Quote from @Rick Pozos:
If you are putting a 2nd on several properties, 5% sounds reasonable. BUT why would you put a lien on several properties?? Just put one lien on one property. Sure you will pay higher interest rate, but you keep the other properties with only 1 lien.
2nds are usually higher interest rate. I would think 2nds are about 12% interest rate. Personally, I pay 8 to 10% for 1sts.
Of course, its all relative. If someone is getting half a percent on their money on a 3 year CD, and now they can get 4%, they might think 6% is great. But most real investors are going to want 12 to 15% on a 2nd. AND it depends on how the people know you and trust you. Its a matter of risk.

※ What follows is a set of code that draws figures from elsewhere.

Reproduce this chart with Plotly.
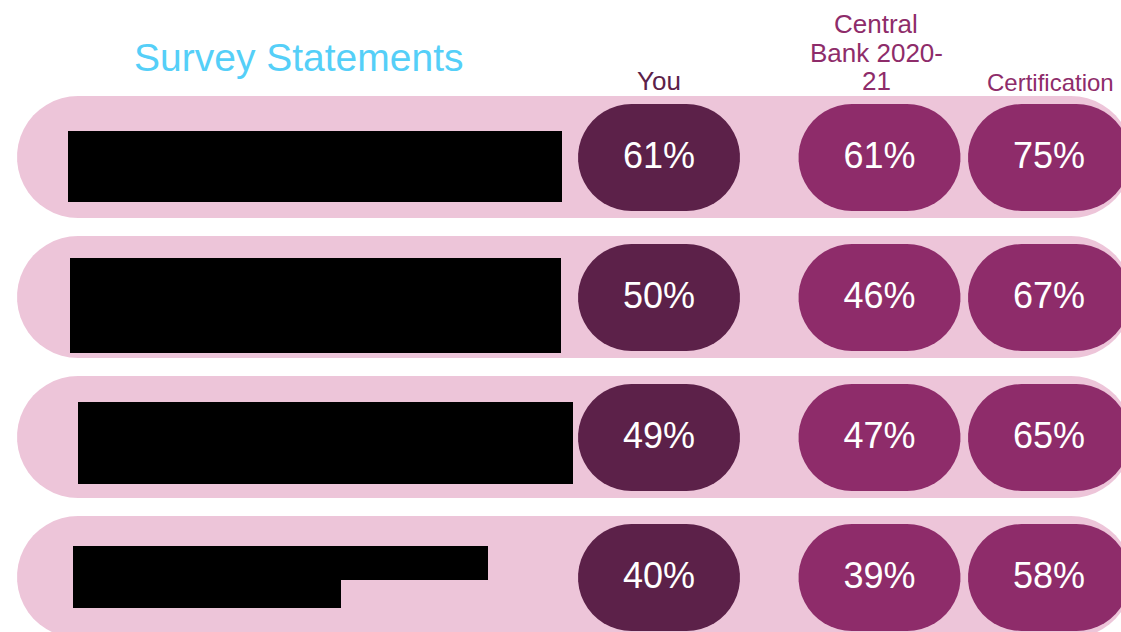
import numpy as np
import plotly.graph_objects as go

# ---- data ----
statements = ["Statement 1 (redacted)", "Statement 2 (redacted)",
              "Statement 3 (redacted)", "Statement 4 (redacted)"]
column_headers = ["You", "Central Bank 2020-21", "Certification"]
you = [61, 50, 49, 40]
central_bank = [61, 46, 47, 39]
certification = [75, 67, 65, 58]
title_text = "Survey Statements"

# ---- layout constants (pixels) ----
W, H = 1121, 632
ROW0, ROW_STEP = 157, 140
FONT = "Liberation Sans, Arial, sans-serif"
PINK = "#EDC5D9"
DARK = "#5C2149"
MED = "#8E2C6A"
BLUE = "#55CFF8"

col_x = [659, 879.5, 1049]
col_fill = [DARK, MED, MED]
col_header_color = [DARK, MED, MED]


def py2y(py):
    return (py - ROW0) / ROW_STEP


def stadium(x0, x1, cy_px, h_px, n=24):
    r = h_px / 2.0
    pts = []
    for t in np.linspace(-np.pi / 2, np.pi / 2, n):
        pts.append((x1 - r + r * np.cos(t), cy_px + r * np.sin(t)))
    for t in np.linspace(np.pi / 2, 3 * np.pi / 2, n):
        pts.append((x0 + r + r * np.cos(t), cy_px + r * np.sin(t)))
    return "M " + " L ".join(f"{x:.2f},{py2y(y):.5f}" for x, y in pts) + " Z"


fig = go.Figure()
shapes = []

# pink row backgrounds
for i, _ in enumerate(statements):
    cy = ROW0 + ROW_STEP * i
    shapes.append(dict(type="path", path=stadium(17, 1132, cy, 122), xref="x", yref="y",
                       fillcolor=PINK, line=dict(width=0), layer="below"))

# redaction boxes (statement text hidden in the source)
boxes = [
    [(68, 131, 562, 202)],
    [(70, 258, 561, 353)],
    [(78, 402, 573, 484)],
    [(73, 546, 488, 580), (73, 546, 341, 608)],
]
for rects in boxes:
    for (x0, y0, x1, y1) in rects:
        shapes.append(dict(type="rect", x0=x0, x1=x1, y0=py2y(y0), y1=py2y(y1), xref="x", yref="y",
                           fillcolor="black", line=dict(width=0), layer="below"))

# pills
series = [you, central_bank, certification]
for c, vals in enumerate(series):
    for i, v in enumerate(vals):
        cy = ROW0 + ROW_STEP * i
        shapes.append(dict(type="path", path=stadium(col_x[c] - 81, col_x[c] + 81, cy + 0.5, 107),
                           xref="x", yref="y", fillcolor=col_fill[c], line=dict(width=0), layer="below"))

# percentage labels
for c, vals in enumerate(series):
    fig.add_trace(go.Scatter(
        x=[col_x[c]] * len(vals), y=[py2y(ROW0 + ROW_STEP * i + 2) for i in range(len(vals))],
        mode="text", text=[f"{v}%" for v in vals], textposition="middle center",
        textfont=dict(family=FONT, size=36, color="white"),
        hoverinfo="skip", showlegend=False))

annotations = []
annotations.append(dict(x=298.5, y=py2y(57), xref="x", yref="y", text=title_text, showarrow=False,
                        font=dict(family=FONT, size=39, color=BLUE), xanchor="center", yanchor="middle"))
annotations.append(dict(x=col_x[0], y=py2y(81), xref="x", yref="y", text=column_headers[0], showarrow=False,
                        font=dict(family=FONT, size=26, color=col_header_color[0]),
                        xanchor="center", yanchor="middle"))
cb_lines = ["Central", "Bank 2020-", "21"]
cb_y = [24, 52.5, 81]
for t, yy in zip(cb_lines, cb_y):
    annotations.append(dict(x=876, y=py2y(yy), xref="x", yref="y", text=t, showarrow=False,
                            font=dict(family=FONT, size=26, color=col_header_color[1]),
                            xanchor="center", yanchor="middle"))
annotations.append(dict(x=1050, y=py2y(82), xref="x", yref="y", text=column_headers[2], showarrow=False,
                        font=dict(family=FONT, size=24, color=col_header_color[2]),
                        xanchor="center", yanchor="middle"))

fig.update_layout(
    width=W, height=H, margin=dict(l=0, r=0, t=0, b=0),
    paper_bgcolor="white", plot_bgcolor="white",
    xaxis=dict(range=[0, W], visible=False, fixedrange=True),
    yaxis=dict(range=[py2y(H), py2y(0)], visible=False, fixedrange=True),
    shapes=shapes, annotations=annotations,
)

fig.write_html("out.html", config={"displayModeBar": False},
               post_script="document.body.style.margin='0';document.body.style.overflow='hidden';")
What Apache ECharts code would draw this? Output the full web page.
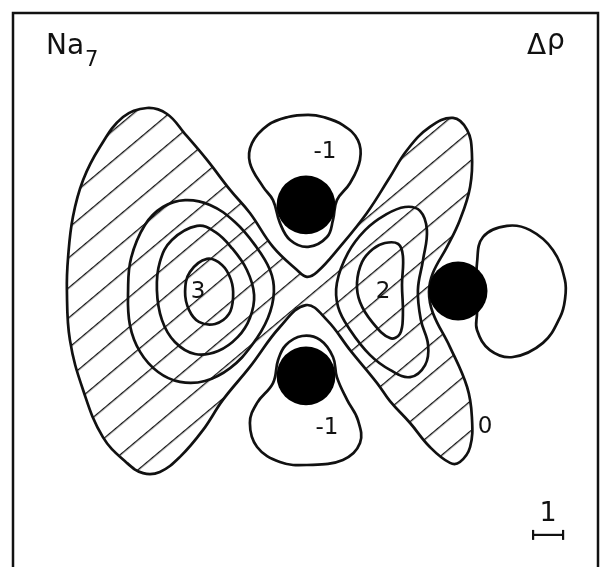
<!DOCTYPE html>
<html>
<head>
<meta charset="utf-8">
<script src="https://cdn.jsdelivr.net/npm/echarts@6/dist/echarts.min.js"></script>
<style>
  html, body { margin: 0; padding: 0; background: #fff; }
  #main { width: 600px; height: 567px; }
</style>
</head>
<body>
<div id="main"></div>
<script>
// Difference density Δρ of Na7, contour map. Lengths are in units of the scale bar (1).

// Zero contour: boundary of the positive (hatched) region
const contourZero = [
  [-5.30, 6.10], [-4.63, 5.90], [-4.03, 5.23], [-3.30, 4.37], [-2.53, 3.37], [-1.87, 2.60],
  [-1.10, 1.47], [-0.30, 0.70], [0.03, 0.47], [0.37, 0.63], [1.13, 1.47], [2.03, 2.60],
  [2.80, 3.80], [3.37, 4.70], [4.13, 5.47], [4.90, 5.77], [5.37, 5.37], [5.53, 4.60],
  [5.47, 3.47], [5.13, 2.37], [4.70, 1.47], [4.23, 0.60], [4.10, -0.03], [4.23, -0.73],
  [4.80, -1.87], [5.37, -3.20], [5.53, -4.20], [5.47, -5.20], [5.13, -5.70], [4.80, -5.73],
  [4.13, -5.20], [3.47, -4.40], [2.80, -3.67], [2.37, -3.07], [1.47, -1.97], [0.70, -0.97],
  [0.00, -0.47], [-0.87, -1.20], [-1.87, -2.53], [-2.77, -3.63], [-3.43, -4.63], [-4.20, -5.53],
  [-4.87, -6.03], [-5.43, -6.07], [-5.97, -5.73], [-6.77, -4.87], [-7.43, -3.30], [-7.87, -1.63],
  [-7.97, 0.03], [-7.93, 1.13], [-7.77, 2.47], [-7.43, 3.70], [-6.87, 4.80], [-6.10, 5.80]
];

// Positive contours around the left maximum (levels 1, 2, 3)
const contourLeft1 = [
  [-4.03, 3.03], [-3.20, 2.87], [-2.37, 2.30], [-1.70, 1.53], [-1.20, 0.70], [-1.07, -0.03],
  [-1.27, -0.90], [-1.80, -1.80], [-2.53, -2.57], [-3.37, -3.00], [-4.20, -3.03], [-4.93, -2.70],
  [-5.53, -2.03], [-5.87, -1.13], [-5.93, 0.03], [-5.83, 1.10], [-5.37, 2.20], [-4.77, 2.80]
];
const contourLeft2 = [
  [-3.63, 2.17], [-3.03, 1.97], [-2.47, 1.43], [-1.97, 0.70], [-1.73, -0.13], [-1.87, -0.90],
  [-2.27, -1.53], [-2.93, -2.00], [-3.70, -2.10], [-4.37, -1.70], [-4.80, -0.97], [-4.97, 0.03],
  [-4.87, 0.97], [-4.47, 1.70]
];
const contourLeft3 = [
  [-3.30, 1.07], [-2.80, 0.87], [-2.50, 0.37], [-2.43, -0.20], [-2.57, -0.77], [-3.03, -1.10],
  [-3.57, -1.03], [-3.90, -0.63], [-4.03, -0.03], [-3.87, 0.63]
];

// Positive contours around the right maximum (levels 1, 2)
const contourRight1 = [
  [3.30, 2.80], [3.80, 2.67], [4.03, 2.03], [3.90, 1.03], [3.73, 0.03], [3.83, -0.97],
  [4.07, -1.80], [3.97, -2.47], [3.47, -2.87], [2.80, -2.63], [2.13, -2.13], [1.47, -1.30],
  [1.07, -0.53], [1.03, 0.27], [1.40, 1.27], [1.97, 2.03], [2.63, 2.53]
];
const contourRight2 = [
  [2.63, 1.60], [3.07, 1.57], [3.23, 1.17], [3.20, 0.20], [3.23, -0.80], [3.13, -1.43],
  [2.80, -1.57], [2.20, -1.03], [1.80, -0.37], [1.70, 0.27], [1.87, 0.97], [2.23, 1.40]
];

// Negative lobes (level -1)
const contourTopNeg = [
  [0.07, 5.87], [0.57, 5.80], [1.23, 5.53], [1.73, 5.03], [1.80, 4.37], [1.47, 3.60],
  [1.03, 3.03], [0.90, 2.37], [0.70, 1.80], [0.07, 1.47], [-0.53, 1.70], [-0.87, 2.27],
  [-1.10, 3.03], [-1.43, 3.47], [-1.87, 4.27], [-1.80, 4.93], [-1.27, 5.53], [-0.60, 5.80]
];
const contourBottomNeg = [
  [-0.13, -1.50], [0.47, -1.63], [0.90, -2.20], [1.03, -2.87], [1.37, -3.63], [1.73, -4.30],
  [1.80, -5.07], [1.23, -5.63], [0.03, -5.80], [-0.87, -5.70], [-1.63, -5.20], [-1.87, -4.40],
  [-1.63, -3.73], [-1.10, -3.07], [-0.93, -2.30], [-0.67, -1.80]
];
const contourRightNeg = [
  [6.70, 2.17], [7.47, 2.03], [8.23, 1.37], [8.63, 0.37], [8.63, -0.30], [8.47, -0.87],
  [7.90, -1.73], [6.90, -2.20], [6.13, -1.97], [5.70, -1.30], [5.70, -0.73], [5.70, 0.03],
  [5.70, 0.93], [5.90, 1.80]
];

const contourLevels = [0, 1, 2, 3, 1, 2, -1, -1, -1];
const contourPaths = [
  contourZero, contourLeft1, contourLeft2, contourLeft3,
  contourRight1, contourRight2, contourTopNeg, contourBottomNeg, contourRightNeg
];

// Nuclei positions
const atomX = [0.00, 0.00, 5.07];
const atomY = [2.87, -2.83, 0.00];

// Contour level labels
const labelText = ['3', '2', '0', '-1', '-1'];
const labelX = [-3.60, 2.57, 5.97, 0.63, 0.70];
const labelY = [-0.03, -0.03, -4.53, 4.63, -4.57];

// Length scale bar
const scaleBarStart = [7.57, -8.13];
const scaleBarLength = 1;
const scaleBarText = '1';

const FONT = '"DejaVu Sans", "Liberation Sans", sans-serif';
const INK = '#111';
const ATOM_R = 0.98;
const HATCH_GAP = 23;
const HATCH_ANGLE = 40;

// Tile with one horizontal stroke; rotated to give the diagonal hatching
const tile = document.createElement('canvas');
tile.width = 8;
tile.height = HATCH_GAP;
const tctx = tile.getContext('2d');
tctx.fillStyle = INK;
tctx.fillRect(0, Math.floor(HATCH_GAP / 2), 8, 1.3);
const hatchFill = {
  image: tile,
  repeat: 'repeat',
  rotation: -HATCH_ANGLE * Math.PI / 180
};

const titleStyle = (size) => ({ fontFamily: FONT, fontSize: size, fontWeight: 'normal', color: INK });

const chart = echarts.init(document.getElementById('main'));
chart.setOption({
  animation: false,
  backgroundColor: '#fff',
  title: [
    { text: 'Na', left: 46, top: 33, padding: 0, textStyle: titleStyle(28) },
    { text: '7', left: 85, top: 50, padding: 0, textStyle: titleStyle(21) },
    { text: 'Δ', left: 527, top: 33, padding: 0, textStyle: titleStyle(28) },
    { text: 'ρ', left: 547, top: 28, padding: 0, textStyle: titleStyle(28) }
  ],
  // frame around the map
  graphic: [{
    type: 'polyline',
    silent: true,
    shape: { points: [[13, 567], [13, 13], [598, 13], [598, 567]] },
    style: { fill: 'none', stroke: INK, lineWidth: 2.5 }
  }],
  grid: { left: 12, top: 12, right: 0, bottom: 0, show: false },
  xAxis: { type: 'value', min: -9.8, max: 9.8, show: false },
  yAxis: { type: 'value', min: -9.2, max: 9.3, show: false },
  series: [
    {
      type: 'custom',
      name: 'contours',
      silent: true,
      z: 2,
      data: contourLevels.map((lv, i) => [i, lv]),
      renderItem: (params, api) => {
        const idx = params.dataIndex;
        const pts = contourPaths[idx].map(p => api.coord(p));
        return {
          type: 'polygon',
          shape: { points: pts, smooth: 0.4 },
          style: {
            fill: contourLevels[idx] === 0 ? hatchFill : 'none',
            stroke: INK,
            lineWidth: 2.7
          }
        };
      }
    },
    {
      type: 'custom',
      name: 'atoms',
      silent: true,
      z: 3,
      data: atomX.map((x, i) => [x, atomY[i]]),
      renderItem: (params, api) => {
        const c = api.coord([api.value(0), api.value(1)]);
        const r = api.size([ATOM_R, 0])[0];
        return { type: 'circle', shape: { cx: c[0], cy: c[1], r: r }, style: { fill: '#000' } };
      }
    },
    {
      type: 'custom',
      name: 'levels',
      silent: true,
      z: 4,
      data: labelX.map((x, i) => [x, labelY[i]]),
      renderItem: (params, api) => {
        const c = api.coord([api.value(0), api.value(1)]);
        return {
          type: 'text', x: c[0], y: c[1],
          style: {
            text: labelText[params.dataIndex], fill: INK,
            fontFamily: FONT, fontSize: 23, align: 'center', verticalAlign: 'middle'
          }
        };
      }
    },
    {
      type: 'custom',
      name: 'scale',
      silent: true,
      z: 4,
      data: [[scaleBarStart[0], scaleBarStart[1]]],
      renderItem: (params, api) => {
        const a = api.coord([api.value(0), api.value(1)]);
        const b = api.coord([api.value(0) + scaleBarLength, api.value(1)]);
        const lineStyle = { stroke: INK, lineWidth: 2.2 };
        return {
          type: 'group',
          children: [
            { type: 'line', shape: { x1: a[0], y1: a[1], x2: b[0], y2: b[1] }, style: lineStyle },
            { type: 'line', shape: { x1: a[0], y1: a[1] - 5, x2: a[0], y2: a[1] + 5 }, style: lineStyle },
            { type: 'line', shape: { x1: b[0], y1: b[1] - 5, x2: b[0], y2: b[1] + 5 }, style: lineStyle },
            { type: 'text', x: (a[0] + b[0]) / 2, y: a[1] - 7,
              style: { text: scaleBarText, fill: INK, fontFamily: FONT, fontSize: 27,
                       align: 'center', verticalAlign: 'bottom' } }
          ]
        };
      }
    }
  ]
});
</script>
</body>
</html>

Reason to do a single note is just to cut down on closing costs, each note is another fee to the lawyers. Plus wanted to target staying at 75% LTV across the board to lower the risk profile as well.
10-12% rate is just not feasible for rental properties nor would it be commensurate of the risk (well managed and seasoned). Rentals in Austin stay full and my capital reserves for rainy day are excellent. The risk here is actually lower than buying a 10 year treasury!
For the borrower (me), this is just a way to avoid doing a cash out refinance as the 1st mortgage rates are super low (sub 4%). Texas does not allow financial institutions to do 2nds on rentals so it has to be done through private lending.